Esta noble intención, sin embargo resulta paradójicamente fútil si intentamos condensarla en métodos de lógica terrestre, persiguiendo la epifanía que reposa en una meta cuyo título es: La iluminación.
No deberíamos, mis hermanos, perder el tiempo hilvanando entre métodos que con alarde y sin precaución nos garantizan conseguir dicha meta; esta necia pretensión será siempre infructuosa y por ende desgastante, de hecho, a lo largo de nuestra historia esto sólo nos ha llevado a dividir aún más nuestra cohesión de espíritu y a desnaturalizar nuestra humana naturaleza. Debemos aceptar con templanza el hecho que jamás llegaremos a plantarnos sobre la hipotética línea de meta de un estado iluminado, pues la meta a la iluminación se encuentra precisamente en el camino que con sabiduría y paciencia se recorre para llegar a ella.

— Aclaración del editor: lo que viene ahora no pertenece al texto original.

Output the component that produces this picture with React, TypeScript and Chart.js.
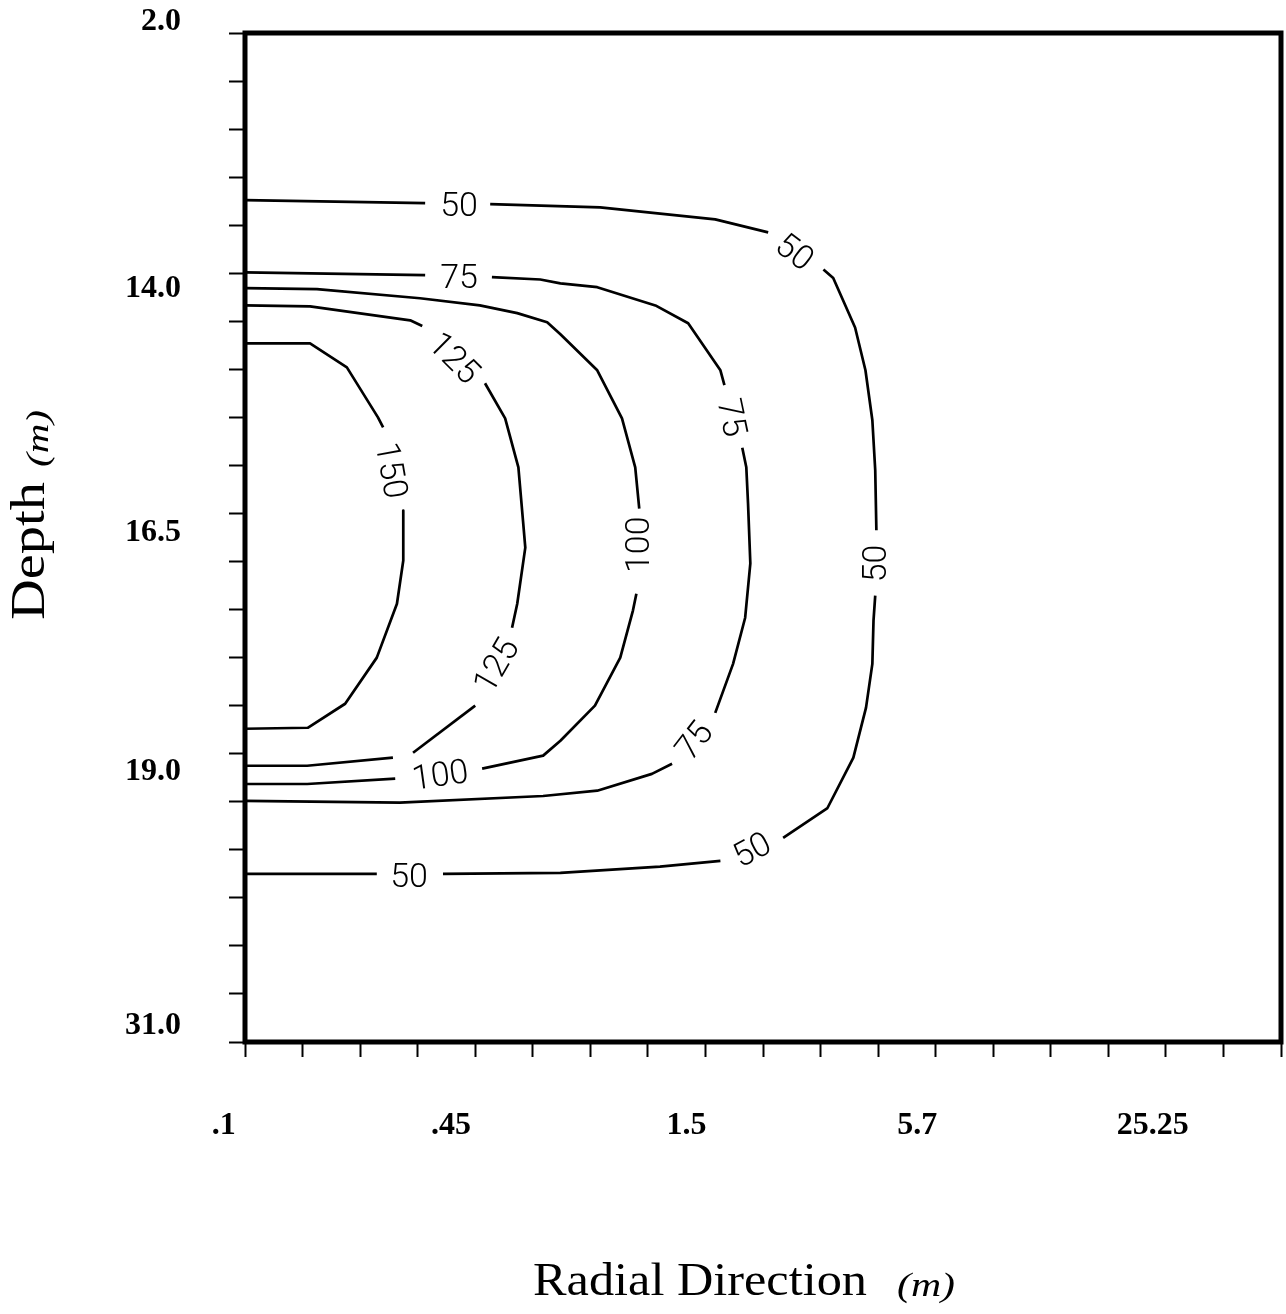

Volviendo al inspirador propósito de nuestro ejercicio, te pediría ahora que, cuando visites las hermosas playas de Puerto Colombia, busques esta vez proponerte en admirar su descomunal belleza, en ser testigo de cómo palpita cada elemento que compone este escenario mágico, en contemplar su danza viviente y bailar su música perfecta; empero está en ti dirigir tu foco experiencial hacia una vivencia trascendental como esta que describo o simplemente fluir entre incómodas trivialidades, como por ejemplo, no parar de quejarte por la bolsa de papas Margarita que revolotea cerca a tus pies y cuyo contenido seguramente en el momento estaría siendo digerido por un organismo cuya consciencia le convence que la tierra, como diría Hegel, no es más que un mero cascote girando alrededor del sol y por ende no tendría sentido abstenerse del acto hedonista de continuar disfrutando de su tarde de domingo sentado frente al mar por ir a buscar un depósito de residuos, ¿por qué hacerlo? En últimas, el jardín de conchas y arena gris que engalana y suavemente masajea cada uno de sus pasos al andar, para su espíritu no es más que sucia tierra de mar. Recuerda, sin embargo que, pese a lo injusto y molesto de este repulsivo gesto egoísta, lo ideal sería tomar la bolsa y hacerte cargo de ella para luego continuar contemplando en paz la obra perfecta que te envuelve, la cual realmente merece toda tu atención; y es que al decidir permanecer enfocado e inmerso en la amargura que te genera este tipo de actos de desconsideración, al igual que muchos otros que ocurren en tu cotidianidad, te estarías acercando irónicamente a las particularidades constitucionales de ese organismo de consciencia inconsciente que no logra trascender y apreciar la belleza que lo circunda y cuya esencia permanece siempre oculta ante sus ojos durmientes, pero revolotea llena de luz y vida ante el ojo de quien se ha propuesto contemplar el esplendor de su magnificencia.